Because I am an idiot, I need to replace the bearings, A guide to design machine spindles are from page 57 and onward is the linked document www.skf.com/bi...
Not quite a robrenz spindle rebuild but it definitely was as interesting and informative. You have checked off two machining video standards: replace bearings and getting a shop press. Thanks for posting
Next time you need to pull out a Tapered Bearing Race, try using a metal cutting disc on a Dremel or similar. Cut a groove in the race across the thickness, and split it with a hammer and chisel. The metal is hard so it will give in to this. We did this all the time for bearings and racing in the rebuild shop.

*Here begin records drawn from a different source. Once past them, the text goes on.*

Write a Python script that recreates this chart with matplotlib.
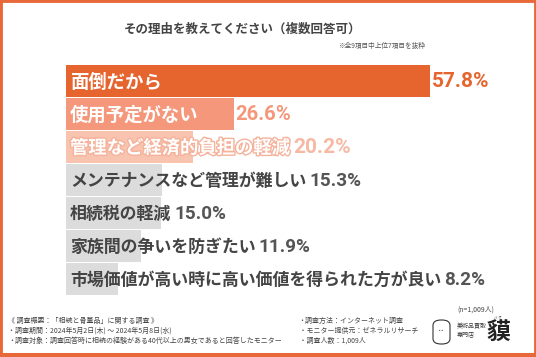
import matplotlib
matplotlib.use("Agg")
import matplotlib.pyplot as plt
from matplotlib.patches import Rectangle, FancyBboxPatch
import matplotlib.patheffects as pe

plt.rcParams['font.family'] = ['Noto Sans CJK JP', 'DejaVu Sans']

categories = ["面倒だから", "使用予定がない", "管理など経済的負担の軽減",
              "メンテナンスなど管理が難しい", "相続税の軽減", "家族間の争いを防ぎたい",
              "市場価値が高い時に高い価値を得られた方が良い"]
values = [57.8, 26.6, 20.2, 15.3, 15.0, 11.9, 8.2]
bar_colors = ["#E6652F", "#F4977A", "#F8C3AF", "#DCDCDC", "#DCDCDC", "#DCDCDC", "#DCDCDC"]
label_colors = ["white", "white", "white", "#444444", "#444444", "#444444", "#444444"]
pct_colors = ["#E6652F", "#F4977A", "#F6B9A3", "#555555", "#555555", "#555555", "#555555"]
label_sizes = [13.2, 13.2, 13.2, 12.2, 12.2, 12.2, 12.2]
pct_sizes = [15.0, 14.6, 15.0, 13.6, 13.6, 13.6, 13.6]

title = "その理由を教えてください（複数回答可）"
subtitle = "※全9項目中上位7項目を抜粋"
n_note = "(n=1,009人)"
foot_left = ["《 調査概要：「相続と骨董品」に関する調査 》",
             "・調査期間：2024年5月2日(木) ～ 2024年5月8日(水)",
             "・調査対象：調査回答時に相続の経験がある40代以上の男女であると回答したモニター"]
foot_right = ["・調査方法：インターネット調査",
              " ・モニター提供元：ゼネラルリサーチ",
              " ・調査人数：1,009人"]

W, H = 536, 357
fig = plt.figure(figsize=(W / 100, H / 100), dpi=100)
fig.patch.set_facecolor("white")

# border
orange = "#E8683A"
fig.add_artist(Rectangle((0, 0), 1, 1, transform=fig.transFigure, fill=False,
                         edgecolor=orange, linewidth=3.5, zorder=10))
fig.add_artist(Rectangle((0, 0), 1, 4 / H, transform=fig.transFigure,
                         facecolor=orange, edgecolor="none", zorder=10))

# axes: x=0 at 66px, 6.3 px per %, rows 33px pitch starting at 64.5px
x0 = 66
xmax = 70
ax_w = xmax * 6.3
top = 64.5
ax_h = 33 * 7
ax = fig.add_axes([x0 / W, 1 - (top + ax_h) / H, ax_w / W, ax_h / H])
ax.set_xlim(0, xmax)
ax.set_ylim(len(values) - 0.5, -0.5)
ax.axis("off")

ys = list(range(len(values)))
ax.barh(ys, values, height=0.94, color=bar_colors, edgecolor="none")

fig.canvas.draw()
renderer = fig.canvas.get_renderer()
inv = ax.transData.inverted()
px = 1 / 6.3  # data units per pixel

for i, (cat, v) in enumerate(zip(categories, values)):
    kw = {}
    if i == 2:
        kw["path_effects"] = [pe.withStroke(linewidth=2.0, foreground="#F4B29B")]
    t = ax.text(4 * px, i + 0.03, cat, ha="left", va="center", fontsize=label_sizes[i],
                fontweight="bold", color=label_colors[i], **kw)
    bb = t.get_window_extent(renderer)
    lab_end = inv.transform((bb.x1, 0))[0]
    if lab_end > v:
        xp = lab_end + 3 * px
    else:
        xp = v + 2 * px
    ax.text(xp, i + 0.02, f"{v:.1f}%", ha="left", va="center", fontsize=pct_sizes[i],
            fontweight="bold", family=["Roboto", "DejaVu Sans"], color=pct_colors[i])

# titles
fig.text(243 / W, 1 - 33 / H, title, ha="center", va="baseline", fontsize=9,
         fontweight="bold", color="#444444")
fig.text(425 / W, 1 - 48 / H, subtitle, ha="right", va="baseline", fontsize=4.8,
         color="#555555")
fig.text(494 / W, 1 - 310 / H, n_note, ha="right", va="center", fontsize=5,
         color="#444444")

for k, s in enumerate(foot_left):
    fig.text(8 / W, 1 - (321 + 10 * k) / H, s, ha="left", va="center",
             fontsize=5.0, color="#444444")
for k, s in enumerate(foot_right):
    fig.text(298 / W, 1 - (321 + 10 * k) / H, s, ha="left", va="center",
             fontsize=5.0, color="#444444")

# logo
fig.add_artist(FancyBboxPatch((433 / W, 1 - 344 / H), 17 / W, 24 / H,
                              boxstyle="round,pad=0,rounding_size=0.015",
                              transform=fig.transFigure, fill=False,
                              edgecolor="#333333", linewidth=0.8))
fig.text(441 / W, 1 - 331 / H, "･･", ha="center", va="center", fontsize=5, color="#333333")
fig.text(457 / W, 1 - 330 / H, "美術品買取\n専門店", ha="left", va="center",
         fontsize=4.3, color="#333333", linespacing=1.5)
fig.text(498 / W, 1 - 333 / H, "貘", ha="center", va="center", fontsize=17,
         fontweight="bold", color="#222222")
fig.text(498 / W, 1 - 318 / H, "バ ク", ha="center", va="center", fontsize=2.5,
         color="#333333")

fig.savefig("out.png", dpi=100, facecolor="white")
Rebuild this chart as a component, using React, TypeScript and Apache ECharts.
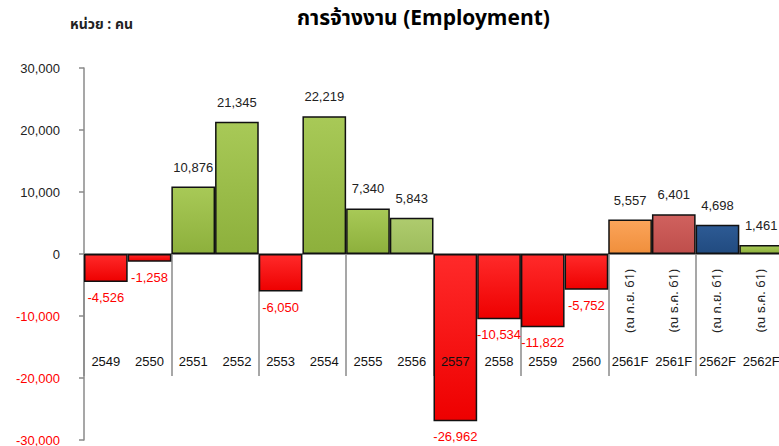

Uhh ohh. It should not heat up so much at low rpm, high chance its not heat from grease, but heat from too large preload from tightening (which leads to bearing expanding, which in turn leads to more preload which can quickly destroy the bearing). Mind if you got it to now run at max rpm without heating it might have just been the grease.
He packed so much grease in the lower bearing that - even though it wasn't confined by design - it's no surprise that it got hot until the rotation worked the excess grease out of the bearing.
watching you dismantle the spindle of a precision machine with a screwdriver and a hammer, reminded me of my younger days my first car (1956 Holden) had a screwdriver and a hammer in its factory toolpouch Stavros
It probably was stuck from too much preload. When you need a press to install the upper bearing i don't see a way to loosen the preload other than thermal contraction (or hammer blows). Taper roller bearings are fine for normal precision spindles and make cheap arrangements possible. I doubt you could use the advantage of p3/p4 AC bearings with chinesium bearing seats. One of the few Ruemema machines is a Leinen super precision lathe which uses taper roller bearings like a wheel bearing. It's not generally a bad design.
The recommended grease fill is only something like 20-25%, so I suspect this is why your bearings got so hot. IIRC, there's info about that in the SKF / HSK / FAG etc app notes. You can damage them by overfilling but I doubt it in this case!
I would be afraid to damage/bend the spindle after so many whacks! Is it still reasonably concentric? I mean, it might be beefy enough to survive all the impact force, but it is a bit sketchy. I've caused a fair bit of runout on my first experimental spindle by making this sort of shortcuts, but the spindle shaft was only 12mm diameter (Aliexpress "collet extension"), so it wasn't very strong to begin with.
I wonder if YT lets me add that Gamet has been manufacturing tapered roller bearings for spindles for quite some time. I've already got 4 comments trying to say the same.